What energy the band lacks in its physical movements -- besides Gerycz's absolutely wild drumming, there wasn't a whole lot of action on the stage -- the rockers make up for in firecracker dynamics changes, switching on a dime from amp-frying noise to Springsteenian refrain, and the caustic swirl of guitar and bass. (While it might ruin their three-piece aesthetic, I do hope they consider touring with another guitar player in the future -- some of Baldi's intricate guitar parts, which drive songs like "Wasted Days," were missed.)

The final run of songs were also the three best tunes in the band's catalog. "No Future/No Past," the leadoff to the band's 2012 breakthrough Attack on Memory, was slower than the recording, a restraint that built eventually to Baldi's most paralyzing screams, as he repeated "No future, no past" -- an anti-rallying cry of pure negation over guitars pushed to their breaking point. "I'm Not Part of Me" brought the focus back to Baldi's melodies, as bracing as Kurt Cobain's best, but screamed straight from the inside of a broken heart, more Sunny Day Real Estate than Nirvana (we are in Seattle, remember).

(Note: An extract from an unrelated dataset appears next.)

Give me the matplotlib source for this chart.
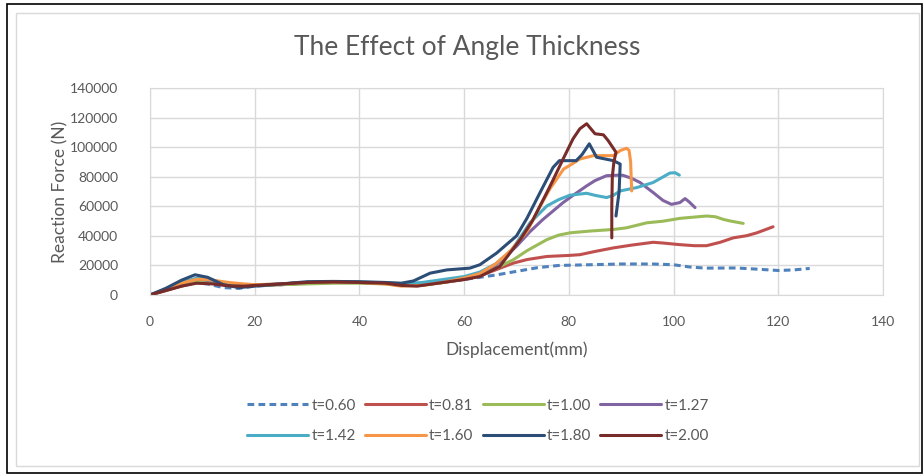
import numpy as np
import matplotlib
matplotlib.use("Agg")
import matplotlib.pyplot as plt
from matplotlib.patches import Rectangle

# данные (перемещение мм, сила Н)
labels = ["t=0.60", "t=0.81", "t=1.00", "t=1.27", "t=1.42", "t=1.60", "t=1.80", "t=2.00"]

x060 = [0, 3, 6, 8.5, 11, 14, 17, 20, 25, 30, 35, 40, 45, 48, 52, 56, 60, 63, 66, 70, 74, 78,
        84, 90, 96, 100, 103, 106, 112, 116, 120, 123, 126]
y060 = [0, 3500, 6500, 8500, 7500, 5000, 4500, 6000, 7000, 8000, 8500, 8500, 8000, 7000, 7500,
        9000, 10500, 12000, 13500, 16000, 18500, 20000, 20500, 21000, 21000, 20500, 19000, 18200,
        18300, 17500, 16600, 17000, 18000]

x081 = [0, 3, 6, 9, 12, 15, 18, 20, 25, 30, 35, 40, 45, 48, 52, 56, 60, 63, 66, 69.4, 72, 75.8,
        80, 82.1, 85, 88.5, 92, 96.1, 98, 101.2, 104, 106.3, 108.9, 111.4, 114, 115.9, 119]
y081 = [0, 3000, 6000, 8500, 7800, 6500, 6200, 6500, 7000, 8000, 8500, 8500, 7800, 6500, 6800,
        8500, 10500, 13000, 17000, 21600, 24000, 26100, 26800, 27300, 29500, 31900, 33800, 35700,
        35200, 34100, 33400, 33400, 35700, 38700, 40200, 42100, 46200]

x100 = [0, 3, 6, 9, 12, 15, 18, 20, 25, 30, 35, 40, 45, 48, 52, 56, 60, 63, 66, 69.4, 72, 75.8,
        78, 80.2, 84, 88.5, 91, 94.9, 98, 101.2, 104, 106.3, 108, 109.5, 111, 113.3]
y100 = [0, 3500, 7000, 9500, 8500, 7000, 6500, 6500, 7000, 7500, 8000, 8000, 7500, 6500, 7000,
        8500, 11000, 14000, 18000, 23900, 30000, 37500, 40500, 42100, 43300, 44400, 45500, 48900,
        50000, 51900, 52800, 53500, 53000, 51200, 50000, 48500]

x127 = [0, 3, 6, 9, 12, 15, 18, 20, 25, 30, 35, 40, 45, 48, 52, 56, 60, 63, 66, 70, 72.6, 75,
        78.9, 81, 83.4, 85, 87.2, 89.8, 90.4, 92, 93.6, 96.1, 98, 99.6, 101.2, 102.2, 103, 104.1]
y127 = [0, 3800, 8000, 11000, 9500, 7000, 6000, 6500, 7500, 8500, 9000, 8500, 8000, 7000, 7500,
        9500, 11500, 15000, 20000, 33000, 43000, 51000, 62600, 68000, 73900, 77500, 80800, 81200,
        81000, 79000, 76200, 69400, 64000, 61400, 62600, 65300, 63000, 59200]

x142 = [0, 3, 6, 9, 12, 15, 18, 20, 25, 30, 35, 40, 45, 48, 52, 56, 60, 63, 66, 69, 72.6, 75.8,
        78, 80.2, 83.4, 85, 87.2, 88.5, 89.8, 93, 96.1, 98, 99.3, 100.3, 101.1]
y142 = [0, 4000, 8500, 11500, 10000, 7500, 6500, 6800, 7500, 8500, 9000, 8800, 8200, 7500, 8500,
        10500, 12500, 15500, 21000, 30000, 49000, 60300, 64500, 67600, 68900, 67500, 66000, 67500,
        70500, 72800, 76200, 80000, 82600, 82800, 81200]

x160 = [0, 3, 6, 9, 11, 13, 15, 18, 20, 25, 30, 35, 40, 45, 48, 52, 56, 60, 63, 66, 69, 72, 74.5,
        76.4, 79, 80.5, 82.1, 84.7, 88.5, 89.8, 91, 91.5, 91.8, 92]
y160 = [0, 3800, 8000, 10700, 10500, 9500, 8500, 7500, 7000, 7500, 8500, 8800, 8500, 7500, 6000,
        6500, 8500, 11500, 14500, 21000, 30500, 43000, 60000, 72000, 85300, 88500, 92100, 94400,
        94400, 97800, 99400, 98000, 90000, 70500]

x180 = [0, 3, 6, 8.6, 11, 14, 17, 20, 25, 30, 35, 40, 45, 48, 50.3, 53.5, 56.7, 61.1, 63, 66.2,
        70, 72, 74.5, 77, 78.2, 81.4, 82.5, 83.9, 85.3, 88.5, 89.8, 89.6, 89]
y180 = [0, 4500, 10000, 13700, 12000, 7000, 5000, 6000, 7500, 9000, 9200, 9000, 8500, 8000, 9500,
        14800, 17000, 18200, 20500, 28400, 40000, 52000, 69400, 86500, 91000, 91000, 95000, 102400,
        93300, 91000, 88700, 70000, 53500]

x200 = [0, 3, 6, 8.9, 12, 15, 18, 20, 25, 30, 35, 40, 45, 48, 51, 55, 60, 63, 66.8, 70.7, 73, 75.8,
        77, 78.9, 80.8, 82.1, 83.4, 85, 86.6, 87.5, 89, 88.6, 88.3, 88.2, 88.2]
y200 = [0, 3000, 6000, 8000, 7500, 6200, 6000, 6500, 7500, 8500, 8800, 8500, 8000, 6500, 6000,
        8000, 10500, 12500, 19300, 37500, 50000, 69400, 78000, 92100, 105800, 112600, 116000,
        109200, 108500, 104600, 96700, 90000, 80000, 60000, 38700]

xs = [x060, x081, x100, x127, x142, x160, x180, x200]
ys = [y060, y081, y100, y127, y142, y160, y180, y200]
colors = ["#4F81BD", "#C0504D", "#9BBB59", "#8064A2", "#4BACC6", "#F79646", "#2C4D75", "#772C2A"]

plt.rcParams['font.family'] = ['Lato', 'DejaVu Sans']
txt = "#595959"

fig = plt.figure(figsize=(9.23, 4.74), dpi=100)
# рамки
fig.patches.append(Rectangle((7/923, 1/474), 915/923, 469/474, transform=fig.transFigure,
                             fill=False, edgecolor="black", lw=1.2))
fig.patches.append(Rectangle((16/923, 8/474), 903/923, 453/474, transform=fig.transFigure,
                             fill=False, edgecolor="#D9D9D9", lw=1))

ax = fig.add_axes([150/923, (474-295)/474, 733/923, 206.7/474])
lines = []
for i in range(len(labels)):
    ls = (0, (2.2, 1.4)) if i == 0 else "-"
    ln, = ax.plot(xs[i], ys[i], color=colors[i], lw=2.2, ls=ls, label=labels[i],
                  solid_joinstyle="round", solid_capstyle="round")
    lines.append(ln)

ax.set_xlim(0, 140)
ax.set_ylim(0, 140000)
ax.set_xticks(np.arange(0, 141, 20))
ax.set_yticks(np.arange(0, 140001, 20000))
ax.grid(True, color="#D9D9D9", lw=1)
ax.set_axisbelow(True)
for s in ax.spines.values():
    s.set_color("#D9D9D9")
ax.tick_params(length=0, colors=txt, labelsize=10)
ax.tick_params(axis="x", pad=15)
ax.tick_params(axis="y", pad=23)
ax.set_xlabel("Displacement(mm)", color=txt, fontsize=12.5, labelpad=10)
ax.set_ylabel("Reaction Force (N)", color=txt, fontsize=12.5, labelpad=1)
fig.text(467/923, 1-48/474, "The Effect of Angle Thickness", ha="center", va="center",
         color=txt, fontsize=19)

# порядок легенды по строкам, как в Excel
order = [0, 4, 1, 5, 2, 6, 3, 7]
fig.legend([lines[k] for k in order], [labels[k] for k in order],
           loc="center", bbox_to_anchor=(478/923, 1-421/474), ncol=4, frameon=False,
           fontsize=11, handlelength=4, handletextpad=0.2, columnspacing=0.6,
           labelspacing=1.1, labelcolor=txt)

fig.savefig("out.png", dpi=100)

"Wasted Days" was the band's final, finest show of strength, a disciplined descent into waves of noise that felt like the crush of dejection, peppered with violence, that Baldi expertly steered back to the band's central chant of dissatisfaction: "I thought / I would / Be more / Than this." It was a dispairing, destructive note to end on, especially after the lashings of guitar feedback and battery of drums, but, intentionally or not, it was also affirmingly noisy, like sitting in the back of the minivan with your ears ringing on your way home from your first show.